Compared to the U.S. Civil War, the United States’ invasion of Mexico in 1846 occupies a marginal space in the collective historical memory of the United States’ long 19th century. Music of the Mexican war is shrouded even more in a collective forgetting. Yet, the war’s archival documents constitute a treasure trove of primary and secondary witnessing of the war’s violent and traumatic events. Whether in battlefield reports, soldier memoires, piano battle music, or lithographs, these sources provide entry points into the sonic dimensions of wartime in late 1840s North America.

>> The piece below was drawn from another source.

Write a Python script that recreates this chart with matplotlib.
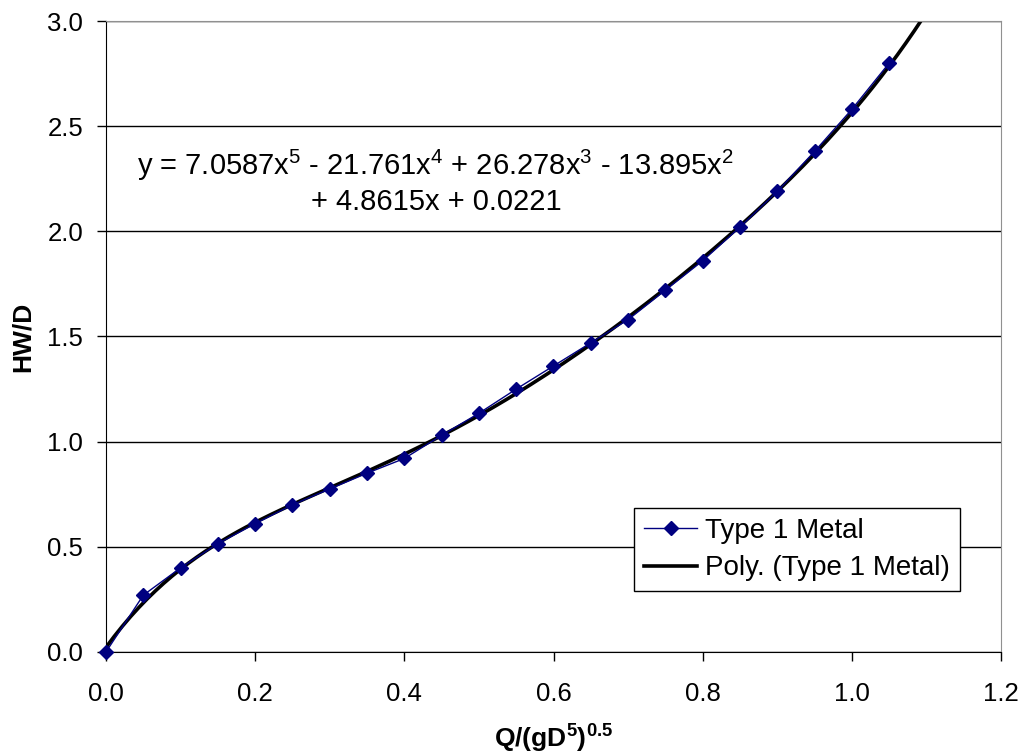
import numpy as np
import matplotlib.pyplot as plt

plt.rcParams['font.family'] = ['Liberation Sans', 'DejaVu Sans']
plt.rcParams['mathtext.fontset'] = 'custom'
plt.rcParams['mathtext.rm'] = 'Liberation Sans'
plt.rcParams['mathtext.it'] = 'Liberation Sans'
plt.rcParams['mathtext.bf'] = 'Liberation Sans:bold'

# measured points, Type 1 Metal
q = [0.0, 0.05, 0.10, 0.15, 0.20, 0.25, 0.30, 0.35, 0.40, 0.45, 0.50,
     0.55, 0.60, 0.65, 0.70, 0.75, 0.80, 0.85, 0.90, 0.95, 1.00, 1.05]
hw = [0.0, 0.27, 0.40, 0.515, 0.61, 0.70, 0.775, 0.85, 0.92, 1.03, 1.135,
      1.25, 1.36, 1.47, 1.58, 1.72, 1.86, 2.02, 2.19, 2.38, 2.58, 2.80]

# trendline coefficients as printed on the chart
coef = [7.0587, -21.761, 26.278, -13.895, 4.8615, 0.0221]
xfit = np.linspace(0, 1.1, 200)
yfit = np.polyval(coef, xfit)

fig = plt.figure(figsize=(10.25, 7.56), dpi=100)
ax = fig.add_axes([0.1034, 0.1376, 0.8732, 0.8346])

ax.plot(xfit, yfit, color='black', lw=2.6, label='Poly. (Type 1 Metal)', zorder=2)
ax.plot(q, hw, color='#000080', lw=1, marker='D', ms=7, label='Type 1 Metal',
        clip_on=False, zorder=3)

ax.set_xlim(0, 1.2)
ax.set_ylim(0, 3.0)
ax.set_xticks(np.arange(0, 1.21, 0.2))
ax.set_yticks(np.arange(0, 3.01, 0.5))
ax.xaxis.set_major_formatter(plt.FormatStrFormatter('%.1f'))
ax.yaxis.set_major_formatter(plt.FormatStrFormatter('%.1f'))
ax.tick_params(labelsize=18.5, direction='out', length=6.5, width=1)
ax.tick_params(axis='y', pad=10)
ax.tick_params(axis='x', pad=15)
ax.yaxis.grid(True, color='black', lw=1)
ax.set_axisbelow(True)

for s in ['top', 'right']:
    ax.spines[s].set_color('#909090')
for s in ['left', 'bottom']:
    ax.spines[s].set_color('black')

ax.set_xlabel(r'Q/(gD$^\mathbf{5}$)$^\mathbf{0.5}$', fontsize=19, fontweight='bold', labelpad=12)
ax.set_ylabel('HW/D', fontsize=19, fontweight='bold', labelpad=9)

ax.text(0.4425, 2.235,
        r'y = 7.0587x$^5$ - 21.761x$^4$ + 26.278x$^3$ - 13.895x$^2$' + '\n+ 4.8615x + 0.0221',
        fontsize=21, ha='center', va='center', linespacing=1.2, multialignment='center')

handles, labels = ax.get_legend_handles_labels()
leg = ax.legend(handles[::-1], labels[::-1], loc='lower right',
                bbox_to_anchor=(0.954, 0.0967), fontsize=20,
                frameon=True, fancybox=False, edgecolor='black', framealpha=1,
                handlelength=1.9, borderpad=0.35, labelspacing=0.4, handletextpad=0.3,
                borderaxespad=0)
leg.get_frame().set_linewidth(1)

fig.savefig('out.png', dpi=100)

This paper will focus on a pivotal battle of the Mexican War, the Battle of Buena Vista or La Batalla de Angostura as it’s known in Mexico, which occurred on February 22 and 23, 1847. Drawing primarily from J. Martin Daughtery’s theorizations of the belliphonic (Daughtery, 2015), I explore how this battle may have been experienced in sound by combatants on both sides, which included Mexican and U.S. soldiers carrying the rank of músico/musician. I also draw on Elizabeth Morgan’s pathbreaking work on piano battle music of the Mexican and US Civil War and her incorporation of Amy Wlodarski’s secondary musical witnesses for my own theorization of trauma of the Battle of Buena Vista/Angostura’s belliphonic as articulated in the archival documents of primary as well as secondary witnesses on the battlefield and back home in the United States and Mexico (Morgan, 2015, 2023; Wlodarski, 2015). I thus read against and along the bias grain (Fuentes, 2016) of Mexican and US archival memory regimes to argue that Mexican and U.S. witnesses from the battlefield speak to us from the archive not only on their own behalf as survivors but from their fallen comrades’ final moments of life consumed sonically and physically with fear, violence, and pain.